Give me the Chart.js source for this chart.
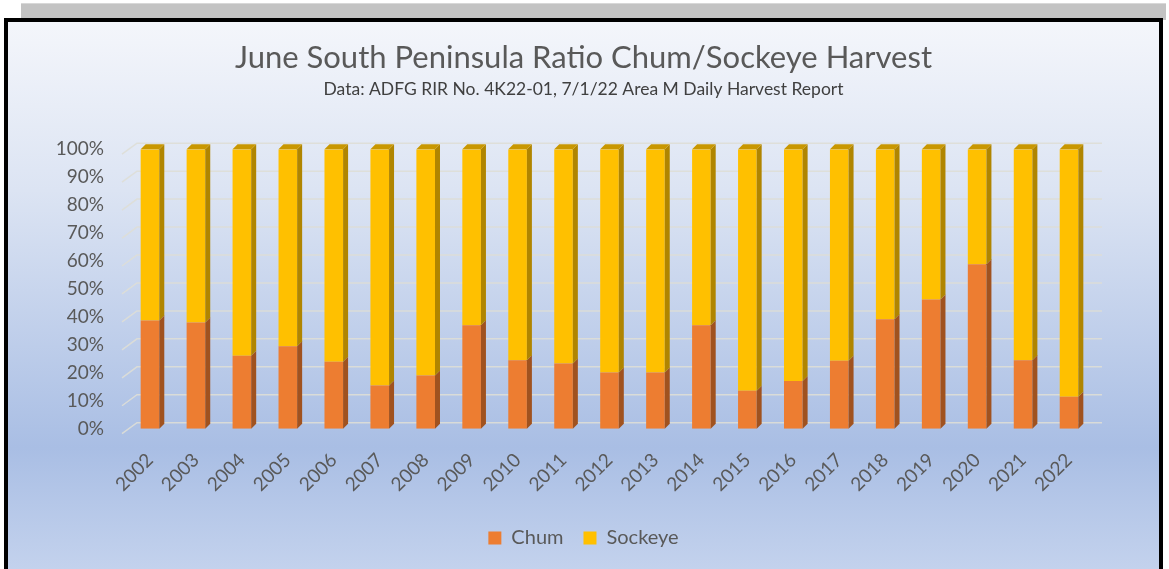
<!DOCTYPE html>
<html>
<head>
<meta charset="utf-8">
<script src="https://cdn.jsdelivr.net/npm/chart.js@4"></script>
<style>
  html, body { margin: 0; padding: 0; background: #fff; width: 1169px; height: 569px; overflow: hidden; }
  .strip {
    position: absolute; left: 21px; top: 3px; width: 1145px; height: 16px;
    background: #c3c3c3; border-top: 1px solid #d8d8d8;
  }
  .frame {
    position: absolute; left: 4px; top: 18px; width: 1151px; height: 560px;
    border: 4px solid #000;
    background: linear-gradient(to bottom, #f4f6fb 0%, #dce4f3 30%, #a9bee4 76%, #c6d4ee 100%);
  }
  canvas { position: absolute; left: 0; top: 0; }
</style>
</head>
<body>
<div class="strip"></div>
<div class="frame">
  <canvas id="chart" width="1151" height="547"></canvas>
</div>
<script>
const years = ["2002", "2003", "2004", "2005", "2006", "2007", "2008", "2009", "2010", "2011", "2012",
  "2013", "2014", "2015", "2016", "2017", "2018", "2019", "2020", "2021", "2022"]
const chum = [38.7, 38.0, 26.1, 29.5, 24.0, 15.5, 19.0, 37.0, 24.5, 23.3, 20.1,
  20.1, 37.0, 13.6, 17.1, 24.3, 39.2, 46.2, 58.8, 24.5, 11.4]
const sockeye = [61.3, 62.0, 73.9, 70.5, 76.0, 84.5, 81.0, 63.0, 75.5, 76.7, 79.9,
  79.9, 63.0, 86.4, 82.9, 75.7, 60.8, 53.8, 41.2, 75.5, 88.6]
const yTicks = [0, 10, 20, 30, 40, 50, 60, 70, 80, 90, 100]

const textColor = "#595959"
const fontFamily = "Lato, 'Open Sans', sans-serif"

// sides and tops of the bars, to look like Excel's 3D columns
const sideColors = ["#a0521f", "#b08500"]
const topColor = "#c99700"
const depth = 5

const backWall = {
  id: "backWall",
  beforeDatasetsDraw(chart) {
    const { ctx, chartArea } = chart
    const y = chart.scales.y
    ctx.save()
    ctx.strokeStyle = "rgba(222, 222, 214, 0.9)"
    ctx.lineWidth = 1.5
    yTicks.forEach((t) => {
      const py = y.getPixelForValue(t)
      ctx.beginPath()
      ctx.moveTo(chartArea.left - 5, py + 5)
      ctx.lineTo(chartArea.left + 10, py - 6)
      ctx.lineTo(chartArea.right + 10, py - 6)
      ctx.stroke()
    })
    ctx.restore()
  },
  afterDatasetsDraw(chart) {
    const { ctx } = chart
    const last = chart.data.datasets.length - 1
    ctx.save()
    chart.data.datasets.forEach((ds, i) => {
      chart.getDatasetMeta(i).data.forEach((bar) => {
        const right = bar.x + bar.width / 2
        const left = bar.x - bar.width / 2
        const top = Math.min(bar.y, bar.base)
        const bottom = Math.max(bar.y, bar.base)
        ctx.fillStyle = sideColors[i]
        ctx.beginPath()
        ctx.moveTo(right, top)
        ctx.lineTo(right + depth, top - depth)
        ctx.lineTo(right + depth, bottom - depth)
        ctx.lineTo(right, bottom)
        ctx.closePath()
        ctx.fill()
        if (i === last) {
          ctx.fillStyle = topColor
          ctx.beginPath()
          ctx.moveTo(left, top)
          ctx.lineTo(left + depth, top - depth)
          ctx.lineTo(right + depth, top - depth)
          ctx.lineTo(right, top)
          ctx.closePath()
          ctx.fill()
        }
      })
    })
    ctx.restore()
  },
}

new Chart(document.getElementById("chart"), {
  type: "bar",
  data: {
    labels: years,
    datasets: [
      {
        label: "Chum",
        data: chum,
        backgroundColor: "#ed7d31",
        categoryPercentage: 1,
        barPercentage: 0.405,
      },
      {
        label: "Sockeye",
        data: sockeye,
        backgroundColor: "#ffc000",
        categoryPercentage: 1,
        barPercentage: 0.405,
      },
    ],
  },
  options: {
    responsive: false,
    animation: false,
    layout: {
      padding: { left: 0, right: 0, top: 0, bottom: 11 },
    },
    plugins: {
      title: {
        display: true,
        text: "June South Peninsula Ratio Chum/Sockeye Harvest",
        color: textColor,
        font: { family: fontFamily, size: 31, weight: "normal" },
        padding: { top: 17, bottom: 3 },
      },
      subtitle: {
        display: true,
        text: "Data: ADFG RIR No. 4K22-01, 7/1/22 Area M Daily Harvest Report",
        color: "#404040",
        font: { family: fontFamily, size: 17.5 },
        padding: { top: 0, bottom: 49 },
      },
      legend: {
        position: "bottom",
        labels: {
          color: textColor,
          font: { family: fontFamily, size: 20 },
          boxWidth: 13,
          boxHeight: 13,
          padding: 20,
        },
      },
      tooltip: { enabled: false },
    },
    scales: {
      x: {
        stacked: true,
        grid: { display: false },
        border: { display: false },
        ticks: {
          color: textColor,
          font: { family: fontFamily, size: 19 },
          minRotation: 45,
          maxRotation: 45,
          padding: 12,
        },
      },
      y: {
        stacked: true,
        min: 0,
        max: 100,
        grid: { display: false, drawTicks: false },
        border: { display: false },
        afterFit: (scale) => { scale.width = 119 },
        ticks: {
          stepSize: 10,
          color: textColor,
          font: { family: fontFamily, size: 19 },
          padding: 23,
          callback: (v) => v + "%",
        },
      },
      // empty right-hand space, kept out of the layout padding so the title stays centred
      spacer: {
        position: "right",
        min: 0,
        max: 1,
        grid: { display: false },
        border: { display: false },
        ticks: { display: false },
        afterFit: (scale) => { scale.width = 67 },
      },
    },
  },
  plugins: [backWall],
})
</script>
</body>
</html>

Short task:
Set down again, exactly, the lines of the material above from its first line to the one with "const depth = 5", inclusive. Leave the pictures out.

Task result:
Give me the Chart.js source for this chart.
<!DOCTYPE html>
<html>
<head>
<meta charset="utf-8">
<script src="https://cdn.jsdelivr.net/npm/chart.js@4"></script>
<style>
  html, body { margin: 0; padding: 0; background: #fff; width: 1169px; height: 569px; overflow: hidden; }
  .strip {
    position: absolute; left: 21px; top: 3px; width: 1145px; height: 16px;
    background: #c3c3c3; border-top: 1px solid #d8d8d8;
  }
  .frame {
    position: absolute; left: 4px; top: 18px; width: 1151px; height: 560px;
    border: 4px solid #000;
    background: linear-gradient(to bottom, #f4f6fb 0%, #dce4f3 30%, #a9bee4 76%, #c6d4ee 100%);
  }
  canvas { position: absolute; left: 0; top: 0; }
</style>
</head>
<body>
<div class="strip"></div>
<div class="frame">
  <canvas id="chart" width="1151" height="547"></canvas>
</div>
<script>
const years = ["2002", "2003", "2004", "2005", "2006", "2007", "2008", "2009", "2010", "2011", "2012",
  "2013", "2014", "2015", "2016", "2017", "2018", "2019", "2020", "2021", "2022"]
const chum = [38.7, 38.0, 26.1, 29.5, 24.0, 15.5, 19.0, 37.0, 24.5, 23.3, 20.1,
  20.1, 37.0, 13.6, 17.1, 24.3, 39.2, 46.2, 58.8, 24.5, 11.4]
const sockeye = [61.3, 62.0, 73.9, 70.5, 76.0, 84.5, 81.0, 63.0, 75.5, 76.7, 79.9,
  79.9, 63.0, 86.4, 82.9, 75.7, 60.8, 53.8, 41.2, 75.5, 88.6]
const yTicks = [0, 10, 20, 30, 40, 50, 60, 70, 80, 90, 100]

const textColor = "#595959"
const fontFamily = "Lato, 'Open Sans', sans-serif"

// sides and tops of the bars, to look like Excel's 3D columns
const sideColors = ["#a0521f", "#b08500"]
const topColor = "#c99700"
const depth = 5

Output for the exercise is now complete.